In the accompanying booklet, Alison Chester-Lambert recommends drawing three cards and reading them together, with the first card representing the querent. She also suggests using 10 cards in the Celtic Cross formation for more detailed spreads. Though more specific instructions are not included in this brief booklet, there are countless sources for divination spreads, and perhaps at this point it’s not necessary to repeat the same information in every new booklet.
Each card is titled and has a keyword associated with it. The booklet contains a brief note on each figure or theme depicted, and suggestions for interpretation. For instance, Metis’ keyword is “wisdom,” which makes sense, as this is attributed to her, though often in the form of cunning. The booklet’s accompanying text on her is brief, and I would have appreciated a broader interpretation of her character and how if functions within myth, perhaps with suggestions for where to find more information in the sources that have survived. For comparison, I also checked the card of my namesake, Psyche, whose keyword is “doubtfulness.” This I had more trouble with, as in Apuleius’ Golden Ass, Psyche’s doubt instigates her trials, but from there she embarks on a quest and fulfills the hero’s journey in a way that no other mortal woman has, according to what survives from ancient Greek mythology.
Reading through the cards and arriving at problems with my favourites from the mythology might be expected, especially as there are no set, unifying myths, and mythological innovation with these figures predates the few surviving texts we have. Ok, then. How do they work in practice, when doing a reading, for example?
I did a three-card spread with the intent of finding out what the cards wanted me to know about them. The cards I pulled were Hestia (“inner fire”), Artemis (“goddess of light”), and Eros (“desire”). The booklet’s description of Hestia focuses on her association with holy fire and the sun, and it suggests that I may find respite at home, and in rituals that focus on inner peace and contemplation. In this conception, Artemis is also associated with light and the sun, and I’m to take messages of “generosity, benevolence and prosperity, which [I] should receive with humility and reverence.”1 Eros represents sexual passion, though the booklet allows that it may also represent a “powerful intensity and great passion which could be unleashed to create your heart’s desire,” which I rather like. All in all, it’s a very fiery reading.
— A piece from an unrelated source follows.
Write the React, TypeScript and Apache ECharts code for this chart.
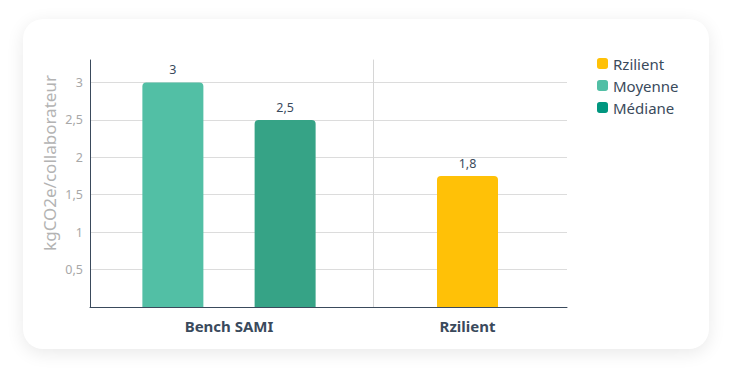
import React, { useEffect, useRef } from "react";
import * as echarts from "echarts";

const groupCategories = ["Bench SAMI"];
const rzCategories = ["Rzilient"];
const moyenneValues = [3];
const medianeValues = [2.5];
const rzilientValues = [1.75];
const legendNames = ["Rzilient", "Moyenne", "Médiane"];
const yAxisTitle = "kgCO2e/collaborateur";

const FONT = "'Noto Sans', sans-serif";
const DARK = "#3a4a5c";

const fmt = (v: number) => {
  const s = Number.isInteger(v) ? String(v) : v.toFixed(1);
  return s.replace(".", ",");
};

export default function App() {
  const ref = useRef<HTMLDivElement>(null);
  useEffect(() => {
    if (!ref.current) return;
    const chart = echarts.init(ref.current, undefined, { renderer: "svg" });
    const yBase = {
      type: "value",
      min: 0,
      max: 3.3,
      interval: 0.5,
      axisTick: { show: false },
      splitLine: { show: true, showMinLine: false, showMaxLine: false, lineStyle: { color: "#dcdcdc" } },
    };
    const labelStyle = {
      show: true,
      position: "top",
      distance: 6,
      color: DARK,
      fontSize: 12.5,
      fontFamily: FONT,
      formatter: (p: any) => fmt(p.value),
    };
    const xLabel = { color: DARK, fontSize: 15, fontWeight: "bold", margin: 11, fontFamily: FONT };
    chart.setOption({
      animation: false,
      textStyle: { fontFamily: FONT },
      legend: {
        orient: "vertical",
        left: 592,
        top: 51,
        icon: "roundRect",
        itemWidth: 11,
        itemHeight: 11,
        itemGap: 7,
        textStyle: { fontSize: 15, color: DARK, fontFamily: FONT },
        data: [
          { name: legendNames[0], itemStyle: { color: "#ffc107" } },
          { name: legendNames[1], itemStyle: { color: "#52bfa5" } },
          { name: legendNames[2], itemStyle: { color: "#00967f" } },
        ],
      },
      grid: [
        { left: 90, top: 60, width: 278, bottom: 69 },
        { left: 368, top: 60, width: 199, bottom: 69 },
      ],
      xAxis: [
        {
          type: "category",
          gridIndex: 0,
          data: groupCategories,
          axisTick: { show: false },
          axisLine: { lineStyle: { color: DARK } },
          axisLabel: xLabel,
        },
        {
          type: "category",
          gridIndex: 1,
          data: rzCategories,
          axisTick: { show: false },
          axisLine: { lineStyle: { color: DARK } },
          axisLabel: xLabel,
        },
      ],
      yAxis: [
        {
          ...yBase,
          gridIndex: 0,
          axisLine: { show: true, lineStyle: { color: DARK } },
          axisLabel: {
            color: "#a8a8a8",
            fontSize: 12.5,
            margin: 7,
            showMinLabel: false,
            showMaxLabel: false,
            fontFamily: FONT,
            formatter: (v: number) => fmt(v),
          },
        },
        {
          ...yBase,
          gridIndex: 1,
          offset: -5,
          axisLine: { show: true, lineStyle: { color: "#d6d6d6" } },
          axisLabel: { show: false },
        },
      ],
      graphic: [
        {
          type: "text",
          x: 49,
          y: 163,
          rotation: Math.PI / 2,
          style: {
            text: yAxisTitle,
            fill: "#b3b3b3",
            fontSize: 17,
            fontFamily: FONT,
            align: "center",
            verticalAlign: "middle",
          },
        },
      ],
      series: [
        {
          name: "Moyenne",
          type: "bar",
          xAxisIndex: 0,
          yAxisIndex: 0,
          data: moyenneValues,
          barWidth: 61,
          barGap: "84%",
          itemStyle: { color: "#52bfa5", borderRadius: [4, 4, 0, 0] },
          label: labelStyle,
        },
        {
          name: "Médiane",
          type: "bar",
          xAxisIndex: 0,
          yAxisIndex: 0,
          data: medianeValues,
          barWidth: 61,
          barGap: "84%",
          itemStyle: { color: "#36a386", borderRadius: [4, 4, 0, 0] },
          label: labelStyle,
        },
        {
          name: "Rzilient",
          type: "bar",
          xAxisIndex: 1,
          yAxisIndex: 1,
          data: rzilientValues,
          barWidth: 61,
          itemStyle: { color: "#ffc107", borderRadius: [4, 4, 0, 0] },
          label: labelStyle,
        },
      ],
    });
    return () => chart.dispose();
  }, []);

  return (
    <div style={{ position: "absolute", left: 0, top: 0, width: 733, height: 376, background: "#ffffff", overflow: "hidden" }}>
      <div
        style={{
          position: "absolute",
          left: 23,
          top: 19,
          width: 686,
          height: 330,
          borderRadius: 20,
          background: "#ffffff",
          boxShadow: "0 4px 18px rgba(0,0,0,0.09)",
        }}
      />
      <div ref={ref} style={{ position: "absolute", left: 0, top: 0, width: 733, height: 376 }} />
    </div>
  );
}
If I were to read these cards based on my familiarity with Greek mythology, I’m not sure I would take the same approach as the booklet. Hestia’s hearth and home aspect strikes me more firmly than what’s presented here; though the depiction of her on the card is fiery with counterclockwise flame sunburst behind her, the pose isn’t one I’d associate with respite. With Artemis, the statue depicted shows her running forth, hunting dog at her heels, and the crescent moon on her crown is shining, suggesting a more active approach to matters. The statue of Eros on the card shows him embracing Psyche, who reaches up to receive his kiss. A bow and arrow has been superimposed, outside even the frame of the card, pointed right at Psyche’s heart. The sculpture has a balance to it that is betrayed by this addition to the imagery, which adds a layer of inevitability to the circumstance presented.
Here I’ve drawn cards that all depict marble sculptures, and perhaps something can be read into that as well. Would the meanings change if the figures were depicted on canvas? As frescos? On amphora? For those with a background in art history or archeology, this could be an interesting dimension to add to the reading. Those with more familiarity with the specific scenes depicted, such as with the cover image of Zeus and Thetis and its significance within the Iliad will have more draw from, and consider when contemplating the images.
I like the idea of Greek Mythology Reading Cards, but it could benefit from a more expansive companion text that gets into what’s depicted on the cards from both an art historical and mythological perspective, which would allow readers to tease out more from these cards. That said, the cards themselves are interesting, and worth playing with.